By Cheryl A. Kashuba
Sunday, October 12, 2008
The Times-Tribune, Scranton
On Easter day in 1905, worshippers entered St. Luke’s Episcopal Church and saw, for the first time, a new design by none other than Louis Comfort Tiffany. The centerpiece was a new altar of white marble, backed by a stained-glass window depicting the ascension of Christ.
Mr. Tiffany’s design enhanced the interior of the English Gothic structure that was the work of another master: architect Richard Upjohn of New York City, the architect of Trinity Church on Wall Street.
Impressive though the structure is, St. Luke’s has always been far more than a building. This church grew up with the city in an era when the Social Gospel Movement fervently urged all Christians to live Christ’s teachings.
Perhaps no one embraced those principles more than the Rev. Rogers Israel. Rector of the church from 1892 to 1902, “his broad and sympathetic spirit reached out into the community, and where he found no agency responding to a specific need, he met it himself, by instantly creating something to answer the want.”
And there was want. Dangerous work and illness took the lives of many husbands and fathers. Starting in 1897, St. Luke’s provided a summer home for needy women and their children. It ran until 1921, when the Community Chest absorbed it.
In the same spirit, the Rev. Israel led a free kindergarten movement. In autumn of 1893, the South Side Kindergarten opened on Cedar Avenue. By Christmas, its pupils had doubled. A second free kindergarten opened on Scranton’s West Side, and a third operated in the Parish House. They later became part of the public school system.
Not all children could stay in school, of course. Girls went to work in the needle trades and silk mills. In 1911, the Rev. Israel founded the Girls’ Friendly Society and provided, in the Parish House, a “room of shelter” — a safe and respectable place for girls who came to the city alone to work.
The Rev. Israel saw boys as young as 7 and 8 employed in coal breakers.

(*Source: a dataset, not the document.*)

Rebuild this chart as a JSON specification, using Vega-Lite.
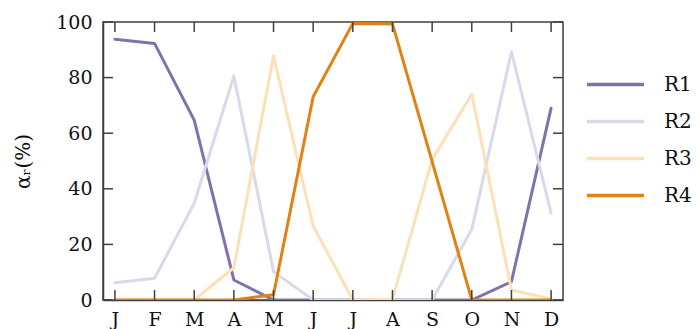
{
  "$schema": "https://vega.github.io/schema/vega-lite/v6.json",
  "width": 460,
  "height": 278,
  "autosize": {"type": "none"},
  "padding": {"left": 103, "top": 22, "right": 137, "bottom": 29},
  "background": "white",
  "config": {
    "font": "DejaVu Serif",
    "view": {"stroke": "#404040", "strokeWidth": 1.5},
    "axis": {"grid": false, "domainColor": "#404040", "domainWidth": 1.5, "ticks": false, "labelFont": "DejaVu Serif", "labelFontSize": 19, "labelColor": "#111", "titleFont": "DejaVu Serif", "titleFontSize": 20, "titleColor": "#111", "titleFontWeight": "normal"},
    "legend": {"labelFont": "DejaVu Serif"}
  },
  "datasets": {
    "series": [
      {"m": 0, "r": "R1", "v": 93.8}, {"m": 1, "r": "R1", "v": 92.3}, {"m": 2, "r": "R1", "v": 64.7}, {"m": 3, "r": "R1", "v": 7.2}, {"m": 4, "r": "R1", "v": 0}, {"m": 5, "r": "R1", "v": 0}, {"m": 6, "r": "R1", "v": 0}, {"m": 7, "r": "R1", "v": 0}, {"m": 8, "r": "R1", "v": 0}, {"m": 9, "r": "R1", "v": 0}, {"m": 10, "r": "R1", "v": 6.6}, {"m": 11, "r": "R1", "v": 69},
      {"m": 0, "r": "R2", "v": 6.2}, {"m": 1, "r": "R2", "v": 7.8}, {"m": 2, "r": "R2", "v": 34.8}, {"m": 3, "r": "R2", "v": 80.6}, {"m": 4, "r": "R2", "v": 10.2}, {"m": 5, "r": "R2", "v": 0}, {"m": 6, "r": "R2", "v": 0}, {"m": 7, "r": "R2", "v": 0}, {"m": 8, "r": "R2", "v": 0}, {"m": 9, "r": "R2", "v": 25.4}, {"m": 10, "r": "R2", "v": 89.3}, {"m": 11, "r": "R2", "v": 31.2},
      {"m": 0, "r": "R3", "v": 0}, {"m": 1, "r": "R3", "v": 0}, {"m": 2, "r": "R3", "v": 0}, {"m": 3, "r": "R3", "v": 11.6}, {"m": 4, "r": "R3", "v": 87.8}, {"m": 5, "r": "R3", "v": 26.6}, {"m": 6, "r": "R3", "v": 0}, {"m": 7, "r": "R3", "v": 0.3}, {"m": 8, "r": "R3", "v": 50.5}, {"m": 9, "r": "R3", "v": 74}, {"m": 10, "r": "R3", "v": 3.6}, {"m": 11, "r": "R3", "v": 0.4},
      {"m": 0, "r": "R4", "v": 0}, {"m": 1, "r": "R4", "v": 0}, {"m": 2, "r": "R4", "v": 0}, {"m": 3, "r": "R4", "v": 0}, {"m": 4, "r": "R4", "v": 1.9}, {"m": 5, "r": "R4", "v": 73.1}, {"m": 6, "r": "R4", "v": 99.5}, {"m": 7, "r": "R4", "v": 99.3}, {"m": 8, "r": "R4", "v": 49.8}, {"m": 9, "r": "R4", "v": 0}, {"m": 10, "r": "R4", "v": 0}, {"m": 11, "r": "R4", "v": 0}
    ],
    "xticks": [
      {"m": 0}, {"m": 1}, {"m": 2}, {"m": 3}, {"m": 4}, {"m": 5}, {"m": 6}, {"m": 7}, {"m": 8}, {"m": 9}, {"m": 10}, {"m": 11}
    ],
    "yticks": [
      {"v": 0}, {"v": 20}, {"v": 40}, {"v": 60}, {"v": 80}, {"v": 100}
    ]
  },
  "layer": [
    {
      "data": {"name": "series"},
      "mark": {"type": "line", "strokeWidth": 3, "strokeCap": "round", "strokeJoin": "round", "clip": true},
      "encoding": {
        "x": {"field": "m", "type": "quantitative", "scale": {"domain": [-0.3, 11.3], "nice": false, "zero": false},
          "axis": {"title": null, "values": [0,1,2,3,4,5,6,7,8,9,10,11], "labelExpr": "['J','F','M','A','M','J','J','A','S','O','N','D'][datum.value]", "labelPadding": 10}},
        "y": {"field": "v", "type": "quantitative", "scale": {"domain": [0, 100], "nice": false},
          "axis": {"title": "αᵣ(%)", "values": [0,20,40,60,80,100], "labelPadding": 11, "titlePadding": 22, "labelFlush": false}},
        "color": {"field": "r", "type": "nominal", "scale": {"domain": ["R1","R2","R3","R4"], "range": ["#8073ac", "#d8daeb", "#fee0b6", "#e08214"]},
          "legend": {"title": null, "orient": "none", "legendX": 482, "legendY": 44, "symbolType": "stroke", "symbolSize": 3249, "symbolStrokeWidth": 3.5, "labelFontSize": 20, "labelFont": "DejaVu Serif", "labelColor": "#111", "labelOffset": 18, "clipHeight": 37, "rowPadding": 0}},
        "order": {"field": "m", "type": "quantitative"}
      }
    },
    {
      "data": {"name": "xticks"},
      "mark": {"type": "tick", "orient": "vertical", "size": 10, "thickness": 1.5, "color": "#404040", "opacity": 1, "yOffset": -5},
      "encoding": {
        "x": {"field": "m", "type": "quantitative"},
        "y": {"datum": 0, "type": "quantitative"}
      }
    },
    {
      "data": {"name": "xticks"},
      "mark": {"type": "tick", "orient": "vertical", "size": 10, "thickness": 1.5, "color": "#404040", "opacity": 1, "yOffset": 5},
      "encoding": {
        "x": {"field": "m", "type": "quantitative"},
        "y": {"datum": 100, "type": "quantitative"}
      }
    },
    {
      "data": {"name": "yticks"},
      "mark": {"type": "tick", "orient": "horizontal", "size": 10, "thickness": 1.5, "color": "#404040", "opacity": 1, "xOffset": 5},
      "encoding": {
        "x": {"datum": -0.3, "type": "quantitative"},
        "y": {"field": "v", "type": "quantitative"}
      }
    },
    {
      "data": {"name": "yticks"},
      "mark": {"type": "tick", "orient": "horizontal", "size": 10, "thickness": 1.5, "color": "#404040", "opacity": 1, "xOffset": -5},
      "encoding": {
        "x": {"datum": 11.3, "type": "quantitative"},
        "y": {"field": "v", "type": "quantitative"}
      }
    }
  ]
}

He also saw a way of life that pushed many of them into gangs and trouble. Gathering the names of “the most mischievous, intractable, and uncontrollable boys,” he sent them invitations to meet in the basement of the Parish House. They became the founding members of the Boys’ Industrial Association. Its purpose was “to keep them out of mischief, inspire them with self-respect, and to instruct them in morals and care of the body.”
One such boy, Joseph P. Murphy, left Scranton at 16 to work for the Lackawanna Iron & Coal Co. in Buffalo, N.Y.
But the time he spent as a BIA member inspired him to help other boys. He became the chief probation officer of Erie County.
St. Luke’s carried the Rev. Israel’s commitment to community into its future. In 1912, the Rev. Robert Kreitler arrived. He helped organize the Community Chest, devoted himself to charity drives and served as a founding member of the recreation commission. During these years, St. Luke’s became known as “the church in the heart of things.”
On Saturday [October 18], crowds will gather as St. Luke’s renews its ministry and installs a new rector. Part of the Rev. Peter D’Angio’s job is to look after this historic structure and its treasures. Part of it is to guard the church’s legacy of commitment to community.
Inspired by the same impulses that inspired the Rev. Israel, the Rev. D’Angio guides his congregation to respond to our era and its wants. “It’s not enough for churches to come together and worship on Sundays,” he says. “People need to carry that with them anywhere people are hurting.”
As he sees it, St. Luke’s must continue to play a role in the community, a role very much like the one it played in the 19th century.
CHERYL A. KASHUBA writes on behalf of the Lackawanna Historical Society. She is co-author of the book “Scranton.”